More importantly, if Congress adopted a comprehensive plan to open up domestic oil production in the U.S., everyone would know that in the long run the price of oil would be heading down. That would break the back of the oil panic today that has driven the price up to ridiculous levels. If the Fed reversed its weak dollar policy at the same time, within a year the price of oil would drop by 50% or more, dropping the price of gas down close to $2 a gallon, which is where it should be. In a competitive market, price is supposed to equal the marginal cost of production. For a barrel of oil, that would be $25 to $40 at most, which is where the long term price of oil would be if the U.S. removed production restrictions.
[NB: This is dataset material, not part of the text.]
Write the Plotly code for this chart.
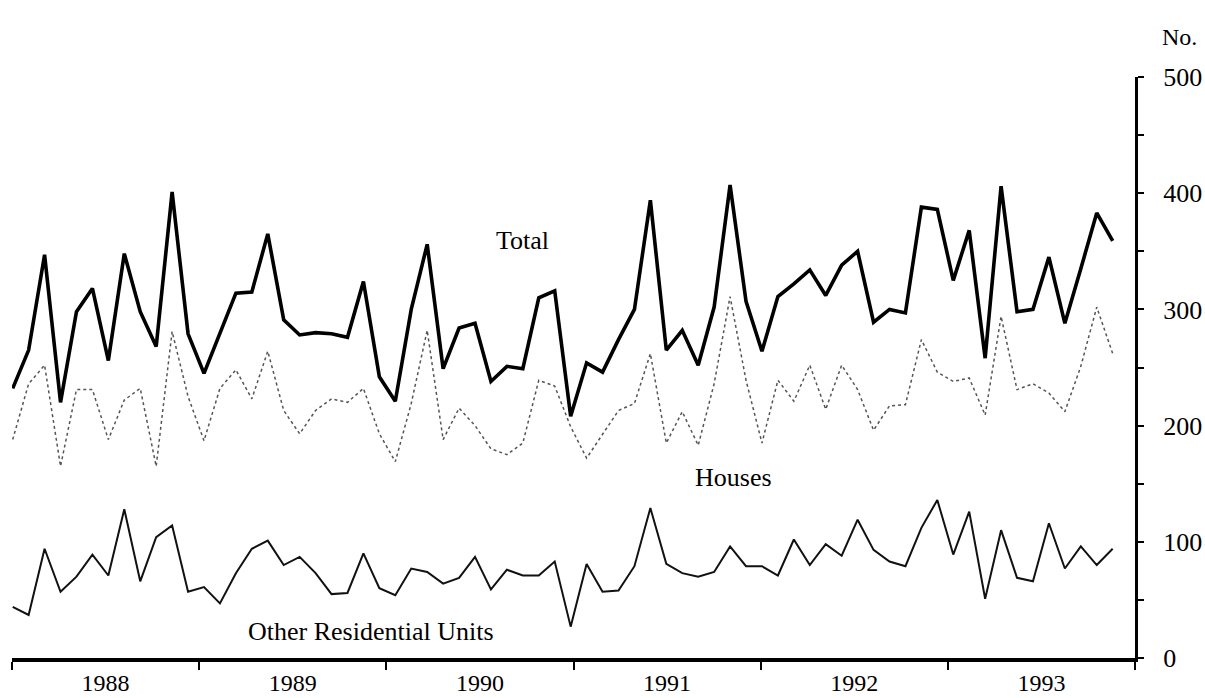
import plotly.graph_objects as go

total = [232, 265, 347, 220, 298, 318, 256, 348, 298, 268, 401, 279,
         245, 280, 314, 315, 365, 291, 278, 280, 279, 276, 324, 242,
         221, 300, 356, 249, 284, 288, 238, 251, 249, 310, 316, 208,
         254, 246, 274, 300, 394, 265, 282, 252, 302, 407, 307, 264,
         311, 322, 334, 312, 338, 350, 289, 300, 297, 388, 386, 325,
         368, 258, 406, 298, 300, 345, 288, 335, 383, 359]

houses = [188, 236, 252, 165, 231, 231, 188, 222, 232, 165, 281, 225,
          187, 232, 248, 223, 264, 213, 193, 213, 223, 220, 232, 193,
          169, 219, 282, 188, 215, 200, 180, 175, 185, 239, 234, 199,
          172, 193, 213, 219, 262, 185, 212, 183, 236, 311, 239, 185,
          239, 221, 252, 214, 252, 231, 196, 217, 218, 274, 246, 238,
          241, 209, 294, 231, 236, 228, 212, 251, 302, 262]

other_units = [44, 37, 94, 57, 70, 89, 71, 128, 66, 104, 114, 57,
               61, 47, 73, 94, 101, 80, 87, 73, 55, 56, 90, 60,
               54, 77, 74, 64, 69, 87, 59, 76, 71, 71, 83, 27,
               81, 57, 58, 79, 129, 81, 73, 70, 74, 96, 79, 79,
               71, 102, 80, 98, 88, 119, 93, 83, 79, 112, 136, 89,
               126, 51, 110, 69, 66, 116, 77, 96, 80, 94]

year_labels = ["1988", "1989", "1990", "1991", "1992", "1993"]
y_tick_values = [0, 100, 200, 300, 400, 500]

months = list(range(len(total)))

# axis extent (in month-index units)
x_lo, x_hi = -0.044, 70.40
n_years = len(year_labels)
span = (x_hi - x_lo) / n_years
year_edges = [x_lo + k * span for k in range(n_years + 1)]
year_mids = [x_lo + (k + 0.5) * span for k in range(n_years)]

FONT = "Liberation Serif, Times New Roman, serif"
FS = 26

fig = go.Figure()
fig.add_trace(go.Scatter(x=months, y=houses, mode="lines",
                         line=dict(color="#555555", width=1.5, dash="dot"),
                         name="Houses"))
fig.add_trace(go.Scatter(x=months, y=other_units, mode="lines",
                         line=dict(color="#111111", width=2),
                         name="Other Residential Units"))
fig.add_trace(go.Scatter(x=months, y=total, mode="lines",
                         line=dict(color="#000000", width=3.6),
                         name="Total"))

fig.update_layout(
    width=1205, height=698,
    margin=dict(l=12, r=70, t=77, b=40),
    paper_bgcolor="white", plot_bgcolor="white",
    showlegend=False,
    font=dict(family=FONT, size=FS, color="black"),
    xaxis=dict(
        range=[x_lo, x_hi], automargin=False,
        showgrid=False, zeroline=False,
        showline=True, linecolor="black", linewidth=4,
        tickmode="array", tickvals=year_mids, ticktext=year_labels,
        ticks="", ticklabelstandoff=0,
        tickfont=dict(family=FONT, size=24),
        minor=dict(tickmode="array", tickvals=year_edges, ticks="outside",
                   ticklen=8, tickwidth=2, tickcolor="black"),
    ),
    yaxis=dict(
        range=[0, 500], side="right", automargin=False,
        showgrid=False, zeroline=False,
        showline=True, linecolor="black", linewidth=3,
        tickmode="array", tickvals=y_tick_values,
        ticks="outside", ticklen=6, tickwidth=2, tickcolor="black",
        ticklabelstandoff=14,
        tickfont=dict(family=FONT, size=FS),
        minor=dict(dtick=50, ticks="outside", ticklen=6, tickwidth=2,
                   tickcolor="black"),
    ),
    annotations=[
        dict(x=32.0, y=359, xref="x", yref="y", text="Total", showarrow=False,
             font=dict(family=FONT, size=FS)),
        dict(x=45.2, y=155, xref="x", yref="y", text="Houses", showarrow=False,
             font=dict(family=FONT, size=FS)),
        dict(x=22.5, y=23, xref="x", yref="y", text="Other Residential Units",
             showarrow=False, font=dict(family=FONT, size=FS)),
        dict(x=1.0223, y=1.069, xref="paper", yref="paper", text="No.",
             showarrow=False, xanchor="left", yanchor="middle",
             font=dict(family=FONT, size=24)),
    ],
)

fig.write_html(
    "out.html",
    config={"displayModeBar": False},
    post_script="document.body.style.margin='0';"
                "document.body.style.overflow='hidden';",
)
ANOTHER DISTRACTION is the argument that even if new oil production is allowed, there is no guarantee the oil companies won’t sell the oil to Japan or China rather than to American consumers. This argument is 100% bad economics. The truth is, it doesn’t matter where the oil is sold. All the new production would increase the world supply of oil regardless of where it is sold. With world supply up, the world price would decline. If new production from Alaska is sold to Japan, the oil that would have otherwise been sold to Japan could then be sold to the U.S.
In fact, if you look at a globe, you would see that Alaska is close to Japan. It would be most efficient, meaning reduced costs and prices, for the production there to be sold to Japan, and for production from South America that would otherwise go to Japan to go to the U.S. instead. That would be the natural result of an efficient market. But to counter the distracting nonsense of desperate liberals grasping for power at all costs, the new production can always be required to be sold in the U.S.